The projected demise of the independent movie theater has been greatly exaggerated in the case of Flushing’s Main Street Cinemas.

The small, six-screen theater is located in the heart of Kew Garden Hills. At any given time, it is staffed by three or four employees. It screens a variety of movies, mostly the popular blockbusters such as The Hobbit and Legend of the Guardians, and romantic comedies like Playing for Keeps, with the occasional indie flick thrown in.

Reports for the last several years have been predicting the decline of movie theaters. This past summer witnessed a drop-off of ticket sales in what is generally the movie industry’s prime money-making season.

With the soaring popularity of iTunes, DVDs, web video, Netflix, and piracy, it seems logical that movie-goers would find alternate means of entertaining themselves, and many do.

“There’s very rarely a movie that I have to see as soon as it comes out, where I can’t wait until it comes to DVD and get it from the library,” said Gittel Klein, a 24-year-old Kew Garden Hills resident.

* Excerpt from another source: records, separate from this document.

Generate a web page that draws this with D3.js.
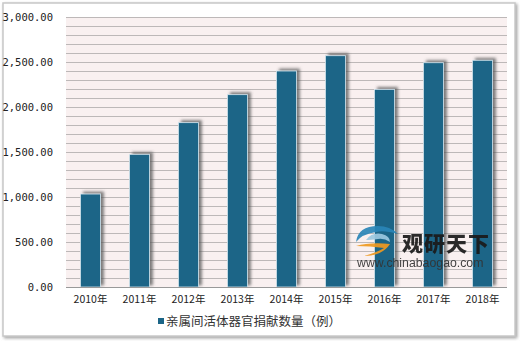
<!DOCTYPE html>
<html>
<head>
<meta charset="utf-8">
<script src="https://cdn.jsdelivr.net/npm/d3@7"></script>
<style>
  body { margin: 0; background: #fff; }
  svg { display: block; }
  .tick text { font-family: "DejaVu Sans Mono", monospace; font-size: 10.5px; fill: #222; }
</style>
</head>
<body>
<svg id="chart" width="520" height="341"></svg>
<script>
// chart data
let years = ["2010年", "2011年", "2012年", "2013年", "2014年", "2015年", "2016年", "2017年", "2018年"];
let donations = [1033, 1474, 1826, 2137, 2400, 2570, 2196, 2492, 2519];
let yTicks = [0, 500, 1000, 1500, 2000, 2500, 3000];
let seriesName = "亲属间活体器官捐献数量（例）";

let svg = d3.select("#chart");

let plot = { left: 66, right: 507, top: 17, bottom: 287 };

let defs = svg.append("defs");

let frameShadow = defs.append("filter").attr("id", "frameShadow")
  .attr("x", "-5%").attr("y", "-5%").attr("width", "110%").attr("height", "110%");
frameShadow.append("feDropShadow")
  .attr("dx", 1.5).attr("dy", 1.5).attr("stdDeviation", 1.5)
  .attr("flood-color", "#888").attr("flood-opacity", 0.8);

let barShadow = defs.append("filter").attr("id", "barShadow")
  .attr("x", "-50%").attr("y", "-10%").attr("width", "200%").attr("height", "120%");
barShadow.append("feDropShadow")
  .attr("dx", 3).attr("dy", -2).attr("stdDeviation", 1.6)
  .attr("flood-color", "#555").attr("flood-opacity", 0.75);

// outer frame
svg.append("rect")
  .attr("x", 3).attr("y", 3).attr("width", 512).attr("height", 333)
  .attr("fill", "#fff").attr("stroke", "#c8c8c8").attr("stroke-width", 1.5)
  .attr("filter", "url(#frameShadow)");

let x = d3.scaleBand()
  .domain(years)
  .range([plot.left, plot.right])
  .paddingInner(0.59)
  .paddingOuter(0.295);

let y = d3.scaleLinear()
  .domain([0, 3000])
  .range([plot.bottom, plot.top]);

// plot background
svg.append("rect")
  .attr("x", plot.left).attr("y", plot.top)
  .attr("width", plot.right - plot.left).attr("height", plot.bottom - plot.top)
  .attr("fill", "#f9f0f0");

// gridlines every 100
svg.append("g")
  .selectAll("line")
  .data(d3.range(100, 3001, 100))
  .join("line")
  .attr("x1", plot.left).attr("x2", plot.right)
  .attr("y1", (d) => Math.round(y(d)) + 0.5).attr("y2", (d) => Math.round(y(d)) + 0.5)
  .attr("stroke", "#bdb8b8").attr("stroke-width", 1);

// bars
svg.append("g")
  .selectAll("rect")
  .data(donations)
  .join("rect")
  .attr("x", (d, i) => x(years[i]))
  .attr("y", (d) => y(d))
  .attr("width", x.bandwidth())
  .attr("height", (d) => y(0) - y(d))
  .attr("fill", "#1b6587")
  .attr("stroke", "#d6e6ee").attr("stroke-width", 0.8)
  .attr("filter", "url(#barShadow)");

// baseline
svg.append("line")
  .attr("x1", plot.left).attr("x2", plot.right)
  .attr("y1", plot.bottom + 0.5).attr("y2", plot.bottom + 0.5)
  .attr("stroke", "#999");

// axes
let yAxis = svg.append("g")
  .attr("transform", `translate(${plot.left - 10},0)`)
  .call(d3.axisLeft(y).tickValues(yTicks).tickSize(0).tickFormat(d3.format(",.2f")));
yAxis.select(".domain").remove();

let xAxis = svg.append("g")
  .attr("transform", `translate(0,${plot.bottom + 6})`)
  .call(d3.axisBottom(x).tickSize(0));
xAxis.select(".domain").remove();
xAxis.selectAll("text").style("font-family", "'Noto Sans CJK SC', sans-serif").style("font-size", "10.5px");

// legend
svg.append("rect")
  .attr("x", 158).attr("y", 318).attr("width", 6).attr("height", 6)
  .attr("fill", "#1b6587");
svg.append("text")
  .attr("x", 166).attr("y", 326)
  .attr("font-family", "'Noto Sans CJK SC', sans-serif").attr("font-size", 12.5)
  .attr("fill", "#333")
  .text(seriesName);

// watermark
let wm = svg.append("g").attr("opacity", 0.92);
wm.append("path")
  .attr("d", "M 356 246 q 14 -4 34 -2 q -8 12 -26 12 q 14 -4 20 -8 q -14 -2 -28 -2 z")
  .attr("fill", "#f09a20");
wm.append("path")
  .attr("d", "M 356 242 q 2 -16 22 -16 q 12 0 20 8 q -14 -4 -22 -2 q -14 2 -20 10 z")
  .attr("fill", "#2a86b8");
wm.append("path")
  .attr("d", "M 366 240 q 6 -8 16 -6 q 8 2 8 8 q -6 -4 -12 -3 q -8 1 -12 1 z")
  .attr("fill", "#9bc8e0");
wm.append("text")
  .attr("x", 402).attr("y", 251)
  .attr("font-family", "'Noto Sans CJK SC', sans-serif").attr("font-weight", 900)
  .attr("font-size", 21).attr("letter-spacing", 1).attr("fill", "#1a1a1a")
  .text("观研天下");
wm.append("text")
  .attr("x", 357).attr("y", 267)
  .attr("font-family", "'Liberation Sans', Arial, sans-serif")
  .attr("font-size", 12.3).attr("fill", "#333")
  .text("www.chinabaogao.com");
</script>
</body>
</html>
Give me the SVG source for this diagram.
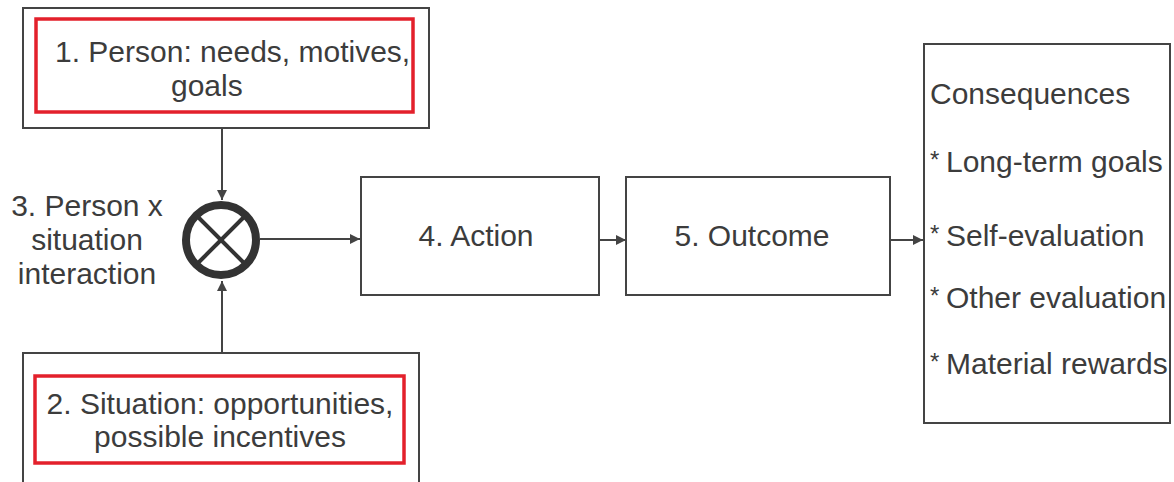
<svg xmlns="http://www.w3.org/2000/svg" width="1174" height="482" viewBox="0 0 1174 482">
<defs>
<style>
.t{font-family:"Liberation Sans",Arial,sans-serif;font-size:30px;fill:#3c3c3c}
.box{fill:#fff;stroke:#444;stroke-width:2}
.red{fill:none;stroke:#e3202b;stroke-width:3.5}
.ln{stroke:#444;stroke-width:2;fill:none}
.ast{font-family:"Liberation Sans",Arial,sans-serif;font-size:24px;fill:#3c3c3c}
</style>
<marker id="ah" viewBox="0 0 10 10" refX="10" refY="5" markerWidth="10" markerHeight="10" markerUnits="userSpaceOnUse" orient="auto">
<path d="M0,0 L10,5 L0,10 Z" fill="#444"/>
</marker>
</defs>
<rect width="1174" height="482" fill="#fff"/>
<g id="connectors">
<line class="ln" x1="222" y1="128" x2="222" y2="200" marker-end="url(#ah)"/>
<line class="ln" x1="222" y1="353" x2="222" y2="281" marker-end="url(#ah)"/>
<line class="ln" x1="260" y1="239" x2="360" y2="239" marker-end="url(#ah)"/>
<line class="ln" x1="599" y1="240" x2="626" y2="240" marker-end="url(#ah)"/>
<line class="ln" x1="890" y1="240" x2="923" y2="240" marker-end="url(#ah)"/>
</g>
<g id="person">
<rect class="box" x="23" y="8" width="406" height="120"/>
<rect class="red" x="36" y="19" width="377" height="93"/>
<text class="t" x="55" y="62">1. Person: needs, motives,</text>
<text class="t" x="171" y="96">goals</text>
</g>
<g id="situation">
<rect class="box" x="23" y="353" width="396" height="140"/>
<rect class="red" x="35" y="376" width="369" height="87"/>
<text class="t" x="220" y="414" text-anchor="middle">2. Situation: opportunities,</text>
<text class="t" x="220" y="447" text-anchor="middle">possible incentives</text>
</g>
<g id="interaction">
<circle cx="221" cy="240" r="35" fill="#fff" stroke="#333" stroke-width="8"/>
<line x1="197" y1="216" x2="245" y2="264" stroke="#333" stroke-width="4"/>
<line x1="245" y1="216" x2="197" y2="264" stroke="#333" stroke-width="4"/>
<text class="t" x="87" y="216" text-anchor="middle">3. Person x</text>
<text class="t" x="87" y="250" text-anchor="middle">situation</text>
<text class="t" x="87" y="284" text-anchor="middle">interaction</text>
</g>
<g id="action">
<rect class="box" x="361" y="177" width="238" height="118"/>
<text class="t" x="476" y="246" text-anchor="middle">4. Action</text>
</g>
<g id="outcome">
<rect class="box" x="626" y="177" width="264" height="118"/>
<text class="t" x="752" y="246" text-anchor="middle">5. Outcome</text>
</g>
<g id="consequences">
<rect class="box" x="924" y="44" width="246" height="379"/>
<text class="t" x="930" y="104">Consequences</text>
<text class="ast" x="930" y="168">*</text>
<text class="t" x="946" y="172">Long-term goals</text>
<text class="ast" x="930" y="242">*</text>
<text class="t" x="946" y="246">Self-evaluation</text>
<text class="ast" x="930" y="304">*</text>
<text class="t" x="946" y="308">Other evaluation</text>
<text class="ast" x="930" y="370">*</text>
<text class="t" x="946" y="374">Material rewards</text>
</g>
</svg>
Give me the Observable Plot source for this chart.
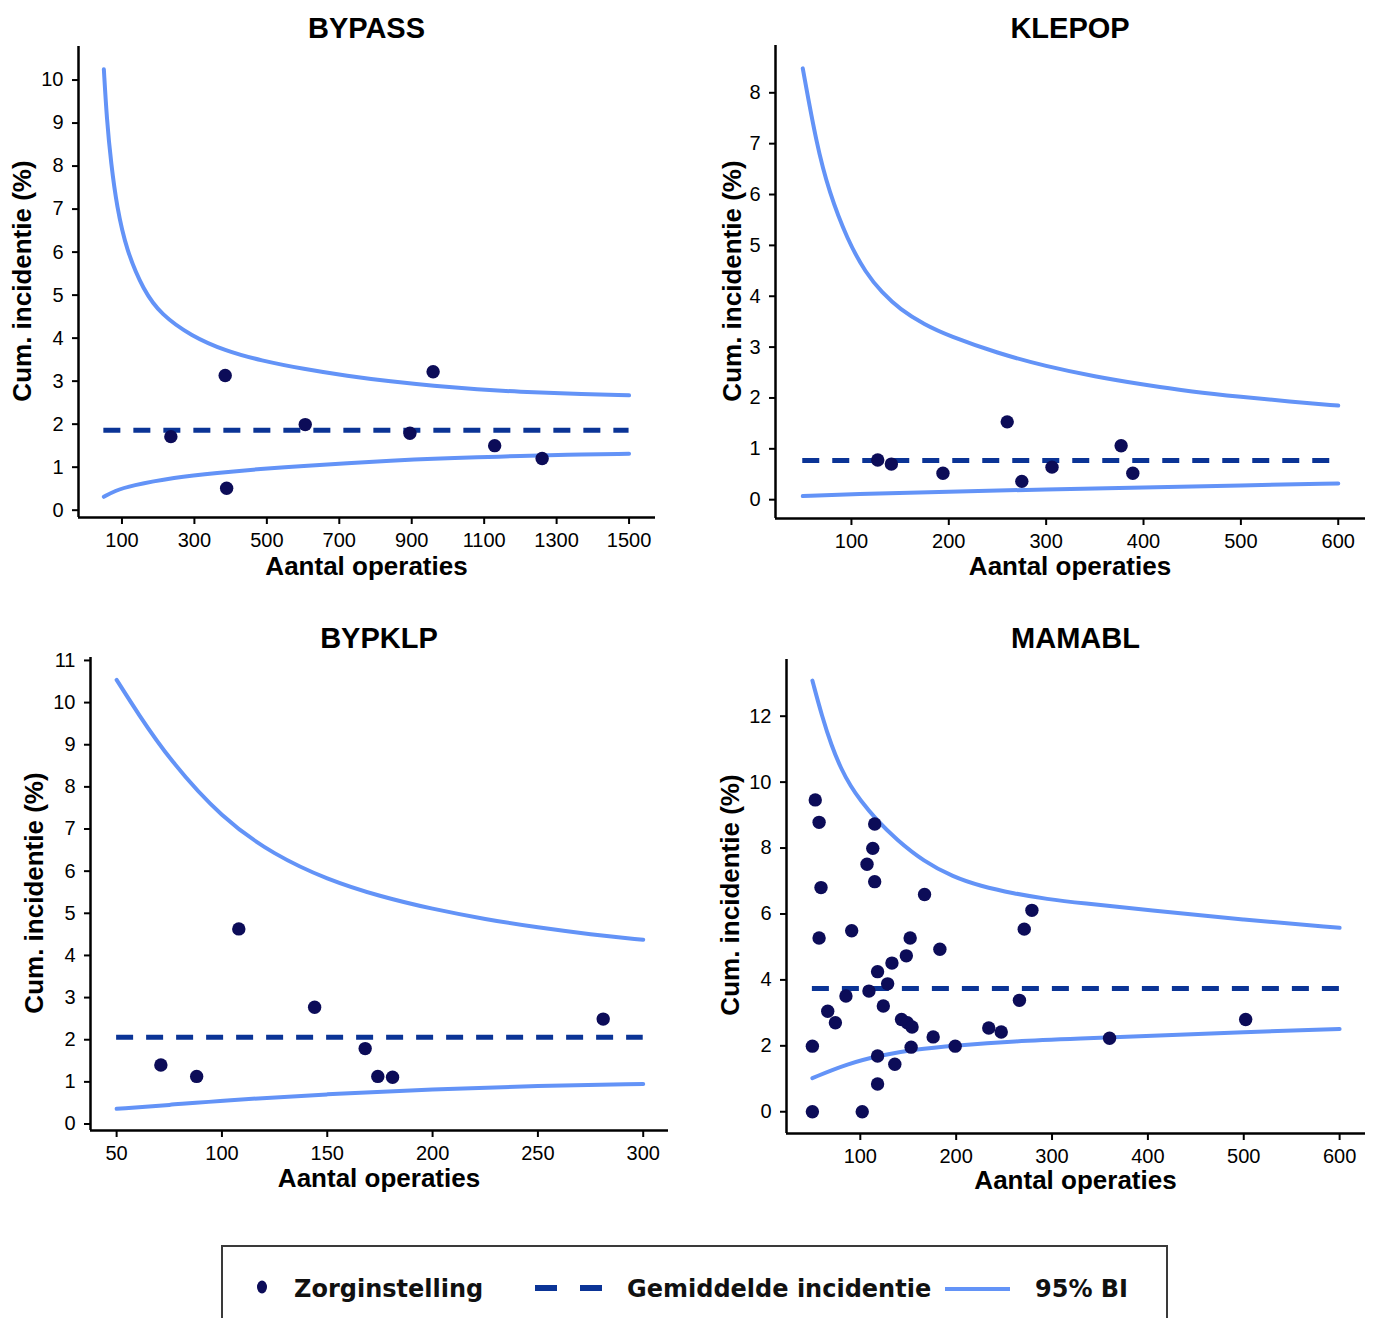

Additionally, some low-budget theaters cannot afford to upgrade their equipment from old-style projectors to digital ones, and are forced to close up shop.

Main Street Cinemas’ manager, Jorge Salazar, admitted that there may not be as many moviegoers now as there were in past years. “Sometimes it gets pretty dead,” said Salazar, 20.

However, it is hardly all doom and gloom. “It picks up on weekends and holidays, and at night — anytime the kids are not in school,” said Salazar. “It’s really not that bad.”

What keeps the people coming? For one thing, tickets cost only $5 during the day, and $7.50 after 5 o’clock. “Great prices,” said Dave Burnett as he waited for his popcorn at the small concession counter.

It’s also extremely convenient, being walking distance from every point in the neighborhood. “I don’t need a car,” said Klein.

There is also a nostalgia factor at work. The theater is over 60 years old, and some moviegoers have frequented it since childhood. “I’ve been coming here for 30 years,” said Burnett, who was accompanied by his college-age daughter, Monica. “It’s a great place; it’s a bit of a throwback.”

Main Street Cinemas is easily doing well enough to avoid the fate of shutting down due to outdated equipment. Without raising its prices, the theater went digital this year. “Everything’s run by computers now,” said Salazar.

One of the old non-digital Super Lume-X projectors stands in the hallway on the scuffed carpet as a display, adding to the theater’s retro vibe. “Kids love to play around with it,” Salazar said.

When asked if he thought the future of theaters was at risk, Salazar was dismissive. “The big screen, the sound, the quality — you can’t get that at home, and people know that,” he said.

It’s a sentiment that others share. “I wanted to see Spiderman 3D,” said Klein, “because it’s more fun to see him swinging in a theater than on a screen.”